Biliyoruz ki 16 Nisan’da Evet çıkarsa bildiğimiz anlamda Cumhuriyet’in, demokrasinin, özgürlüklerin sonuna gelmiş olacağız.
Değerli Arkadaşlar,
Varlık yokluk savaşındayız. 16 Nisan referandumu son derece kritik. Temel haklar ve hürriyetler, çalışma yaşamı ve sendikal hayat tehdit altında. 15 senedir istedikleri ama bir türlü tam anlamıyla başaramadıkları güvencesiz çalışmayı referandumdan evet çıkması durumunda sizlere ve bizlere dayatacaklar. Güvenceli devlet memurluğu tarih olacak. Performans sistemi ve parti devleti planları çerçevesinde kamuyu özel sektöre dönüştürülecek ve patron koltuğuna da parti devletinin kudretli tek adamı yerleşecek.
2002’de doğan bir çocuk bugün “grev gözcüsü” ne demek onu bilmiyor, çünkü AKP döneminde bütün örgütlenme hakları tırpanlandı.
Biz böyle bir ülke istemiyoruz.
Biz çalışanlarının güvenceli, örgütlü olduğu demokratik bir çalışma yaşamı istiyoruz.
Yandaşlığı, kayırmacılığı, ilkesizliği değil; Liyakatı, hukuku istiyoruz.
Bunun yolu da 16 Nisan’dan geçiyor. 16 Nisan’da sandıktan çıkacak güçlü bir “HAYIR”dan geçiyor. 16 Nisan baharın habercisi olsun. Hepimiz biliyoruz ki arkası 1 Mayıs’tır. İşçinin emekçinin bayramı 1 Mayıs’ı umut dolu, eşit, özgür, yasaksız elele Taksim’de masmavi yarınları kucaklayarak kutlayalım.

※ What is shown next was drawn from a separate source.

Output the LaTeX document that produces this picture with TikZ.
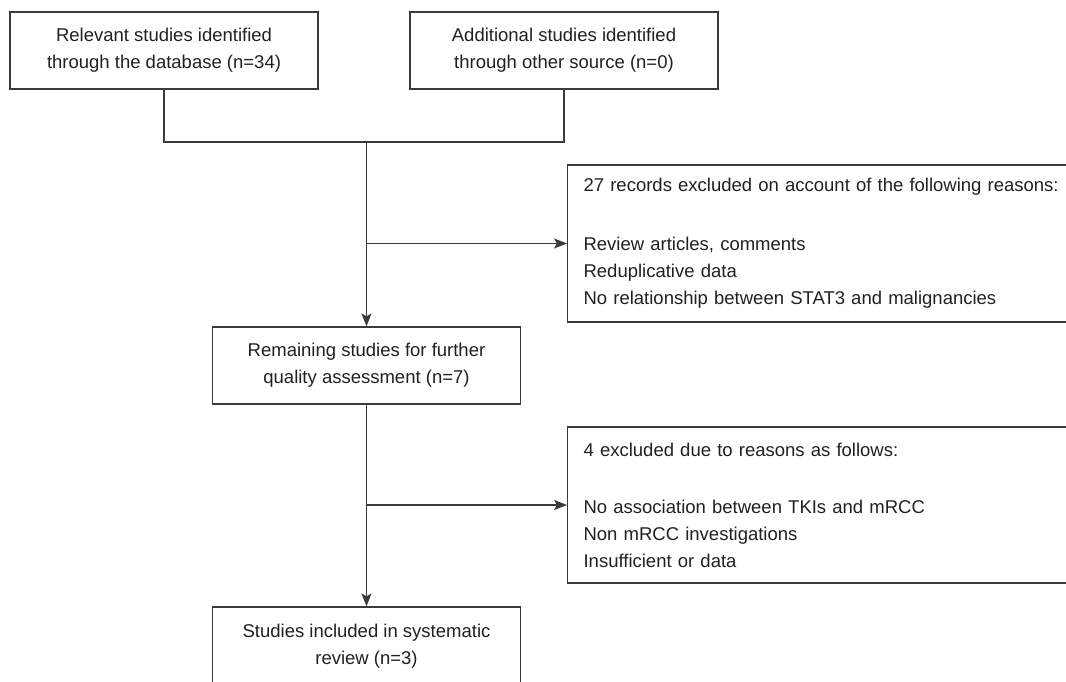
\documentclass[tikz,border=0pt]{standalone}
\usepackage{fontspec}
\setmainfont{Liberation Sans}
\usetikzlibrary{arrows.meta}
\definecolor{ln}{HTML}{3A3A3A}
\definecolor{tx}{HTML}{231F20}
\begin{document}
\begin{tikzpicture}[x=1pt,y=-1pt,
  every node/.style={font=\fontsize{18.5}{27}\selectfont, text=tx},
  mainbox/.style={draw=ln, line width=1.2pt, minimum width=308pt, minimum height=77pt, align=center, inner sep=0pt},
  exbox/.style={draw=ln, line width=1.2pt, text width=490pt, inner xsep=16pt, align=left},
  conn/.style={draw=ln, line width=1.2pt},
  arr/.style={conn, -{Stealth[length=13pt,width=10pt,inset=3pt]}}
]
\useasboundingbox (0,0) rectangle (1066,682);
\clip (0,0) rectangle (1066,682);
\node[mainbox] (b1) at (164,50.5) {Relevant studies identified\\through the database (n=34)};
\node[mainbox] (b2) at (564,50.5) {Additional studies identified\\through other source (n=0)};
\node[mainbox] (b3) at (366.5,365.5) {Remaining studies for further\\quality assessment (n=7)};
\node[mainbox, minimum height=79pt] (b4) at (366.5,646.5) {Studies included in systematic\\review (n=3)};
\node[exbox, minimum height=157pt, anchor=west] (e1) at (567,243.5) {27 records excluded on account of the following reasons:\\[32pt]Review articles, comments\\Reduplicative data\\No relationship between STAT3 and malignancies};
\node[exbox, minimum height=156pt, anchor=west] (e2) at (567,505) {4 excluded due to reasons as follows:\\[30pt]No association between TKIs and mRCC\\Non mRCC investigations\\Insufficient or data};
\coordinate (m) at (366.5,142);
\draw[conn] (b1.south) |- (m);
\draw[conn] (b2.south) |- (m);
\draw[arr] (m) -- (b3.north);
\coordinate (j1) at (m |- e1.west);
\draw[arr] (j1) -- (e1.west);
\draw[arr] (b3.south) -- (b4.north);
\coordinate (j2) at (b3.south |- e2.west);
\draw[arr] (j2) -- (e2.west);
\end{tikzpicture}
\end{document}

Son yılların en güzel 1 Mayıs’ı bu yıl olsun işte o bayramın arifesi de 16 Nisan olsun.
Sözlerimi Şair Metin ALTIOK’un şu dizeleri ile bitirmek istiyorum;
Yol uzun, gece kara.
Ben bu garip yolculukta,
Çoğaldıkça çoğaldım.
Evvel bir idim
Şimdi milyonla…
Ayrıcalık talep eden birlere değil, eşitlik isteyen milyonlara selam olsun…
Bu duygu ve düşüncülerle 3. Olağan Genel Kurulunuzu saygıyla selamlıyor; özgürlük, demokrasi ve doğa mücadelesinde başarılar diliyorum.